自分がヒーローとして祭り上げられている裏で、両親を殺されて復讐に燃えるバットマンが誕生しているなんて、余りにも都合が良すぎる物語です。
彼が思いついた面白いジョークと言うのは、ジョーカーとバットマンの誕生についての話なのかもしれません。
11時11分を指している多くの時計
この映画では時計が移る場面がいくつかありますが、その時計が指している時間の殆どが11時11分を示しています。
カウンセリングを受ける場面、タイムカードの機械を壊す場面など、至る所まで時計がこの時間を指しています。
これはカウンセリングを受けている場面のみが真実で、後はジョーカーがその場で語り始めた妄想の話である可能性が浮上します。
そして話を語り始めたのが11時11分であったため、あらゆる場所の時計の時間が11時11分になっていたのかもしれません。
ただし、アーサーがジョーカーの名前を使ってテレビ番組に出演する時は時計が10時40分であったため、この番組に出た時間だけ正しい時間を覚えていたのかもしれないです。
余談ですが11時11分という時間は数秘術や占星術という分野では神秘的な数字と扱われており、物語の始まりを意味する数字であるとも言われています。
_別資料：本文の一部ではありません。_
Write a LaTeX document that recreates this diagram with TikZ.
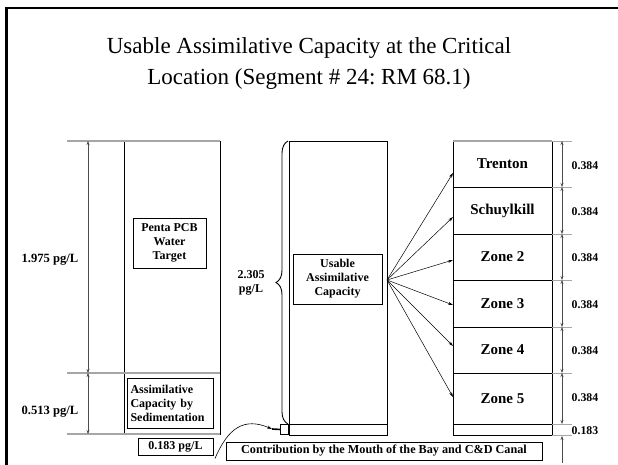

何か神秘的な意図を持っていたからこそ、作中に登場する時計の殆どをこの時間に設定したのかもしれません。
社会が人をジョーカーに変える
この映画は、元々優しい男性であったアーサー・フレックが、ジョーカーという狂気的な犯罪者に堕ちるまでを描いた物語です。
そしてこれは、誰もがアーサーのように堕ちてしまうかもしれないということを示しています。
この映画で彼が悪に堕ちていく過程には、常に社会の残酷さが付きまとっていました。
貧富の差、障害を持つ者への差別・偏見、社会への不満等、さまざまな要因が彼を変えてしまったと言えます。
そしてこれらの出来事は、私たちにとっても決して他人事ではありません。
もしこのような仕打ちを受けた時、私達はアーサーと同じ様に変貌してしまう可能性もあります。
映画「ジョーカー」はこの様な社会問題を我々に訴えかけてきている映画なのかもしれませんね。
まとめ
いかがでしたでしょうか。
この映画は、「バットマン」の名悪役、ジョーカーの誕生についてを知る事が出来る映画です。
映画を見た人は、社会の抱える問題に必死に抗おうとしていたアーサーを思わず応援したくなってしまうかもしれません。
しかし、ここで語られた過去についてはどれが真実で、どれがジョーカーの作り話なのかは分からずアーサーやジョーカーに対する感情は人によって異なってくるでしょう。
間違いなく名作と言える出来の映画ではありますが、感性によって賛否両論が大きく分かれる映画「ジョーカー」。
もしここまで記事を読んで面白いと思って貰えたなら、映画を見てみることを是非お勧めします!